New cooling regulations were adopted by California’s Water Resources Control board in 2010. By 2015, 19 coastal power plants will stop using once-through cooling, and start using a modern cooling alternative.  
You may ask– how does this concern BC? The answer: most of BC’s 18 proposed oceanside LNG plants plan to use to use cheaper, destructive once-through seawater cooling to cool the gas to a liquid state. In their use of cooling systems, LNG plants and power generation plants are quite similar.
The “Kitimat LNG” 24 MTPA  plant in Kitimat/Douglas Channel would suck in millions of tonnes of fresh water from the Kitimat River and discharge it, warm and chlorinated, into Kitimat Arm. The WCC (Exxon) plant in Prince Rupert’s Tuck Cove may use either air-cooling or seawater-cooling.
In contrast, to reduce damage to the salmon-rich Skeena and Naas rivers near Prince Rupert, the 20 MTPA Petronas “Northwest LNG” plant is instead proposing air cooling for the plant.  That change came after much pressure from First Nations, commercial fishermen and environmentalists.
The controversial 2.4 MTPA (and potentially much larger  ) Woodfibre LNG plant in Howe Sound plans to spew some 17,000 tonnes (3.8 million gallons) of hot, chlorinated seawater every hour into the Sound. The plant is directly in the path of the recovering Cheakamus/ Squamish salmon run in Howe Sound. The potential for again destroying this run should be of great concern– Howe Sound is only now recovering from the marine dead-zone it became over the last century.

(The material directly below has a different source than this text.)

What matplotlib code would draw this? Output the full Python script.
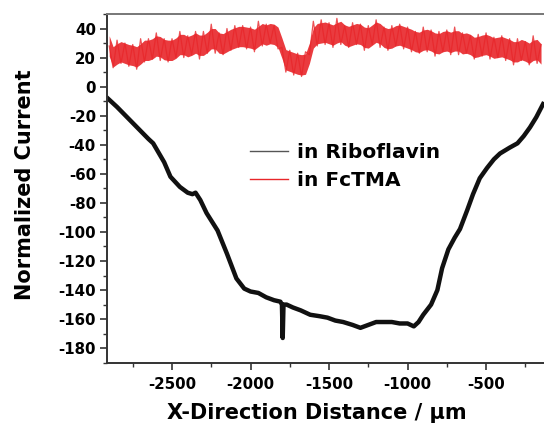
import numpy as np
import pandas as pd
import matplotlib.pyplot as plt
from matplotlib.ticker import MultipleLocator

plt.rcParams['font.family'] = 'DejaVu Sans'
plt.rcParams['font.weight'] = 'bold'
plt.rcParams['axes.unicode_minus'] = False

# Riboflavin trace (black)
ribo_x = [-2910, -2850, -2750, -2650, -2620, -2550, -2510, -2450, -2400, -2370,
          -2350, -2320, -2280, -2210, -2150, -2090, -2040, -2000, -1950, -1900,
          -1850, -1810, -1800, -1795, -1790, -1770, -1730, -1680, -1620, -1560,
          -1510, -1460, -1410, -1350, -1300, -1250, -1200, -1150, -1100, -1050,
          -1000, -960, -930, -900, -850, -810, -780, -740, -700, -666,
          -620, -583, -540, -494, -450, -411, -350, -300, -260, -220,
          -180, -137]
ribo_y = [-8, -14, -25, -36, -39, -52, -62, -69, -73, -74,
          -73, -78, -87, -99, -115, -132, -139, -141, -142, -145,
          -147, -148, -150, -173, -150, -150, -152, -154, -157, -158,
          -159, -161, -162, -164, -166, -164, -162, -162, -162, -163,
          -163, -165, -162, -157, -150, -140, -125, -112, -104, -98,
          -85, -74, -63, -56, -50, -46, -42, -39, -34, -28,
          -21, -12]

# FcTMA trace (red), sampled every 25 um from -2900 to -150
fc_x = np.arange(-2900, -149, 25)
fc_y = [28, 13, 32, 16, 30, 14, 29, 12, 33, 17,
        33, 19, 37, 18, 33, 17, 33, 20, 38, 20,
        35, 22, 38, 19, 38, 23, 43, 23, 37, 22,
        40, 25, 42, 27, 42, 26, 41, 24, 45, 28,
        43, 30, 42, 26, 27, 10, 25, 8, 23, 7,
        24, 22, 45, 28, 46, 29, 44, 27, 47, 29,
        42, 27, 44, 29, 43, 25, 42, 29, 46, 27,
        41, 25, 42, 28, 43, 26, 41, 24, 38, 23,
        41, 24, 39, 21, 38, 24, 39, 22, 41, 22,
        37, 23, 35, 19, 36, 21, 37, 19, 34, 20,
        35, 18, 33, 15, 33, 18, 31, 15, 35, 16,
        29]

red = '#e8262a'

fig = plt.figure(figsize=(5.44, 4.30), dpi=100)
ax = fig.add_axes([107/544, 67.3/430, 1 - 107/544, (362.7 - 14)/430])

# solid core of the noisy red band, then the spiky trace on top
core = pd.Series(fc_y, index=fc_x).rolling(2, min_periods=1).mean()
ax.fill_between(fc_x, core - 7, core + 7, color=red, alpha=0.9, lw=0)
ax.plot(fc_x, fc_y, color=red, lw=0.9, alpha=0.8)
ax.plot(ribo_x, ribo_y, color='#111111', lw=3.2, solid_joinstyle='round')

# legend handles are thin lines
l1, = ax.plot([], [], color='#555555', lw=1.0)
l2, = ax.plot([], [], color=red, lw=1.0)
ax.legend([l1, l2], ['in Riboflavin', 'in FcTMA'], frameon=False,
          loc='center left', bbox_to_anchor=(250/544, 1 - 166.5/430),
          bbox_transform=fig.transFigure, borderpad=0, borderaxespad=0,
          handlelength=1.9, handletextpad=0.45, labelspacing=0.45,
          prop={'size': 14.5, 'weight': 'bold'})

ax.set_xlim(-2914, -131)
ax.set_ylim(-190, 50)
ax.xaxis.set_major_locator(MultipleLocator(500))
ax.xaxis.set_minor_locator(MultipleLocator(250))
ax.yaxis.set_major_locator(MultipleLocator(20))
ax.yaxis.set_minor_locator(MultipleLocator(10))

ax.spines['right'].set_visible(False)
for s in ['left', 'bottom', 'top']:
    ax.spines[s].set_linewidth(1.4)
    ax.spines[s].set_color('#333333')
ax.spines['top'].set_color('#777777')

ax.tick_params(which='major', direction='out', length=5, width=1.2, pad=3,
               labelsize=10.8, color='#333333')
ax.tick_params(which='minor', direction='out', length=3, width=1.0, color='#333333')
ax.tick_params(axis='x', which='major', pad=5)
ax.tick_params(top=False, right=False, which='both')

ax.set_xlabel('X-Direction Distance / μm', fontsize=15, fontweight='bold')
ax.set_ylabel('Normalized Current', fontsize=15, fontweight='bold')
ax.xaxis.set_label_coords(0.48, -0.116)
ax.yaxis.set_label_coords(-0.165, 0.51)

fig.savefig('out.png', dpi=100)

Our Federal and Provincial governments do not have a clear and principled commitment to safeguarding marine ecosystems and BC’s iconic wild salmon resource. We need to adopt our Premier’s “world-leading practices” for cooling systems and enforce more robust regulatory oversight, else these LNG plants will utilize the cheapest option - with “invisible” consequences slipping under the radar. There are alternatives to cooking the environment with waste heat from industrial activity.
 
Eoin Finn is a seasonal resident of Bowyer Island in Howe Sound, a retired partner of a major accounting firm, and holds Ph.D. (Physical Chemistry) and MBA (International Business) degrees.